Consequently, one of Phoebus’ priorities was to depress lamp life to a one thousand-hour standard. They designed them to fail!

The effort is today considered one of the earliest examples of planned obsolescence on an industrial scale.

General Electric was among the companies that formed arguably the first business cartel with a global reach.
General Electric was among the companies that formed arguably the first business cartel with a global reach. (Photo: Fletcher6/Wikimedia Commons)

Selling coffins

The Phoebus business tactic may seem a tad dishonest. But in its day, the shift to planned obsolescence was in keeping with the views of a growing body of economists and business experts.

They argued that unless you were in the business of selling coffins, it was bad business to sell a customer your product only once.

This Depression-era argument, which one marketing writer at the time had described as a “sound and genuine philosophy in free-spending and wasting,” became the bedrock of our modern consumer economy.

We heard it again during the Great Recession in 2007-2008 when US political leaders suggested that shopping presented a solution to the crisis.

Today, repetitive consumption is built into almost everything we buy, and obsolescence has become a touchstone of modern culture.

Nothing you purchase ever lasts.
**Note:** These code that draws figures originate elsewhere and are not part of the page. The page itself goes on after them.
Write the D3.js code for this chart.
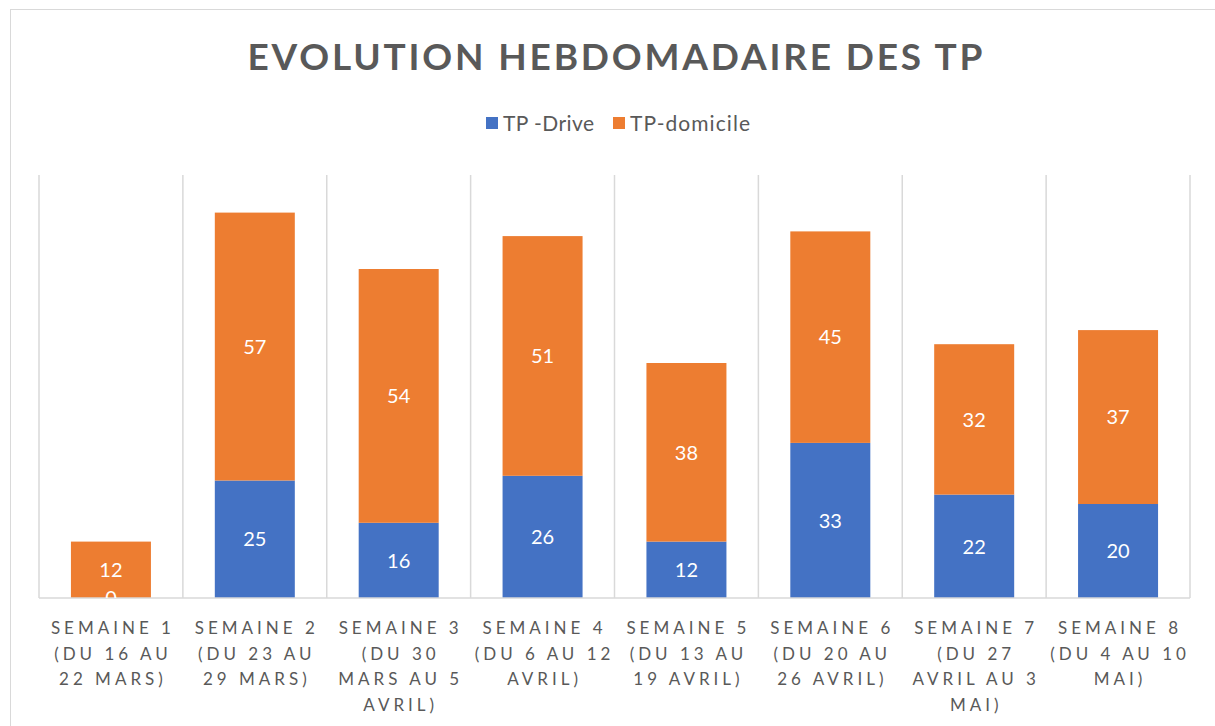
<!DOCTYPE html>
<html>
<head>
<meta charset="utf-8">
<script src="https://cdn.jsdelivr.net/npm/d3@7"></script>
<style>
  body { margin: 0; background: #fff; }
  text { font-family: Lato, "Open Sans", sans-serif; }
</style>
</head>
<body>
<svg id="chart" width="1215" height="726"></svg>
<script>
var categories = [
  "SEMAINE 1|(DU 16 AU|22 MARS)",
  "SEMAINE 2|(DU 23 AU|29 MARS)",
  "SEMAINE 3|(DU 30|MARS AU 5|AVRIL)",
  "SEMAINE 4|(DU 6 AU 12|AVRIL)",
  "SEMAINE 5|(DU 13 AU|19 AVRIL)",
  "SEMAINE 6|(DU 20 AU|26 AVRIL)",
  "SEMAINE 7|(DU 27|AVRIL AU 3|MAI)",
  "SEMAINE 8|(DU 4 AU 10|MAI)"
];
var seriesNames = ["TP -Drive", "TP-domicile"];
var drive = [0, 25, 16, 26, 12, 33, 22, 20];
var domicile = [12, 57, 54, 51, 38, 45, 32, 37];
var colors = ["#4472c4", "#ed7d31"];

var svg = d3.select('#chart');
var margin = { left: 39, right: 25, top: 175, bottom: 128 };

// chart frame
svg.append('rect')
  .attr('x', 10.5).attr('y', 9.5)
  .attr('width', 1220).attr('height', 730)
  .attr('fill', 'none').attr('stroke', '#d9d9d9').attr('stroke-width', 1);

var x = d3.scaleBand()
  .domain(categories)
  .range([margin.left, 1190])
  .paddingInner(0).paddingOuter(0);

var y = d3.scaleLinear()
  .domain([0, 90])
  .range([598, margin.top]);

// vertical gridlines between categories
var gridX = categories.map(function(c){ return x(c); }).concat([x.range()[1]]);
svg.append('g').selectAll('line').data(gridX).enter().append('line')
  .attr('x1', function(d){ return d; }).attr('x2', function(d){ return d; })
  .attr('y1', y(90)).attr('y2', y(0))
  .attr('stroke', '#d9d9d9').attr('stroke-width', 1.5);

var stackData = categories.map(function(c, i){
  return { cat: c, drive: drive[i], domicile: domicile[i] };
});
var stack = d3.stack().keys(['drive', 'domicile']);
var layers = stack(stackData);

var barW = 80;
svg.append('clipPath').attr('id', 'plotclip')
  .append('rect').attr('x', margin.left).attr('y', y(90))
  .attr('width', x.range()[1] - margin.left).attr('height', y(0) - y(90));

var g = svg.append('g');
layers.forEach(function(layer, li){
  g.selectAll('rect.s' + li).data(layer).enter().append('rect')
    .attr('class', 's' + li)
    .attr('x', function(d){ return x(d.data.cat) + x.bandwidth() / 2 - barW / 2; })
    .attr('width', barW)
    .attr('y', function(d){ return y(d[1]); })
    .attr('height', function(d){ return y(d[0]) - y(d[1]); })
    .attr('fill', colors[li]);
});

// baseline
svg.append('line')
  .attr('x1', margin.left).attr('x2', x.range()[1])
  .attr('y1', y(0)).attr('y2', y(0))
  .attr('stroke', '#d9d9d9').attr('stroke-width', 1.5);

// data labels
var lg = svg.append('g').attr('clip-path', 'url(#plotclip)');
layers.forEach(function(layer, li){
  lg.selectAll('text.l' + li).data(layer).enter().append('text')
    .attr('x', function(d){ return x(d.data.cat) + x.bandwidth() / 2; })
    .attr('y', function(d){ return (y(d[0]) + y(d[1])) / 2; })
    .attr('dy', '0.36em')
    .attr('text-anchor', 'middle')
    .attr('fill', '#fff')
    .style('font-size', '20px')
    .text(function(d){ return d[1] - d[0]; });
});

// category labels
var cg = svg.append('g');
categories.forEach(function(c){
  var lines = c.split('|');
  var t = cg.append('text')
    .attr('text-anchor', 'middle')
    .attr('fill', '#595959')
    .style('font-size', '17px')
    .style('letter-spacing', '4px');
  lines.forEach(function(ln, k){
    t.append('tspan')
      .attr('x', x(c) + x.bandwidth() / 2 + 2)
      .attr('y', 634 + k * 25.7)
      .text(ln);
  });
});

// title
svg.append('text')
  .attr('x', 615).attr('y', 70)
  .attr('text-anchor', 'middle')
  .attr('fill', '#595959')
  .style('font-size', '37px')
  .style('font-weight', 'bold')
  .attr('textLength', 735)
  .attr('lengthAdjust', 'spacing')
  .text('EVOLUTION HEBDOMADAIRE DES TP');

// legend
var legendPos = [486, 613];
var legendW = [91, 120];
seriesNames.forEach(function(n, i){
  svg.append('rect')
    .attr('x', legendPos[i]).attr('y', 117)
    .attr('width', 12).attr('height', 12)
    .attr('fill', colors[i]);
  svg.append('text')
    .attr('x', legendPos[i] + 17).attr('y', 131)
    .attr('fill', '#595959')
    .style('font-size', '21px')
    .attr('textLength', legendW[i])
    .attr('lengthAdjust', 'spacing')
    .text(n);
});
</script>
</body>
</html>
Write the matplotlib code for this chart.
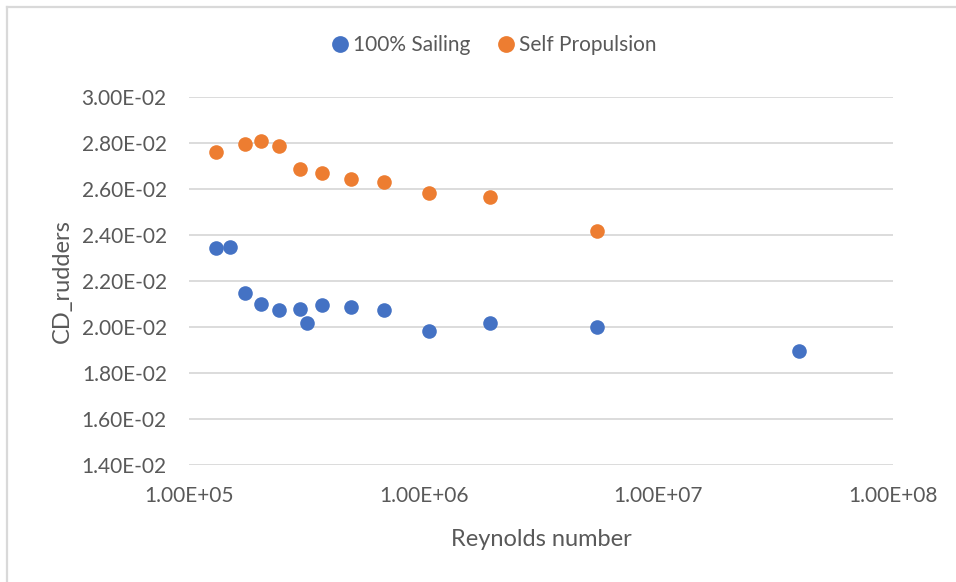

Everything from smartphones, cars, clothing, and flip-flops has some kind of shelf-life.   

Today, repetitive consumption is built into almost everything we buy, and obsolescence has become a touchstone of modern culture.
Today, repetitive consumption is built into almost everything we buy, and obsolescence has become a cornerstone of modern culture. (Photo: Webandi/Pixabay)

How many policymakers will it take to screw a light-bulb?

Of course, all of this would amount to little more than a business-school case study if it weren’t for the fact that finding an economic model for products that last is critical to environmental sustainability.

What would a sound economic model for our times look like?

Tim Cooper, a design professor who heads the sustainable-consumption research group at Nottingham Trent University, says the new economic model will require a radical, systemic transformation.

The economic model to aim for, Cooper says, is founded on people buying fewer, but better, products, and paying more across those products’ lifetimes.

The manufacture of top quality goods would employ more people, and the goods would sell at higher prices.

This would result in a dramatic expansion of the repair-and-servicing sector and the secondhand market. The sharing economy would also provide additional levels of commercial activity.

While consumers would likely end up spending less money on goods overall, that would free up income for services and investment.

But the most important change Cooper advocates might also be the most difficult: a culture shift away from the pursuit of novelty, disposable goods, and short-term value.

“What drives the throwaway culture? Well, often people want to have the newest and the latest,” Cooper tells the New Yorker. “But there are people who want to have the oldest and the best.”

What do you think?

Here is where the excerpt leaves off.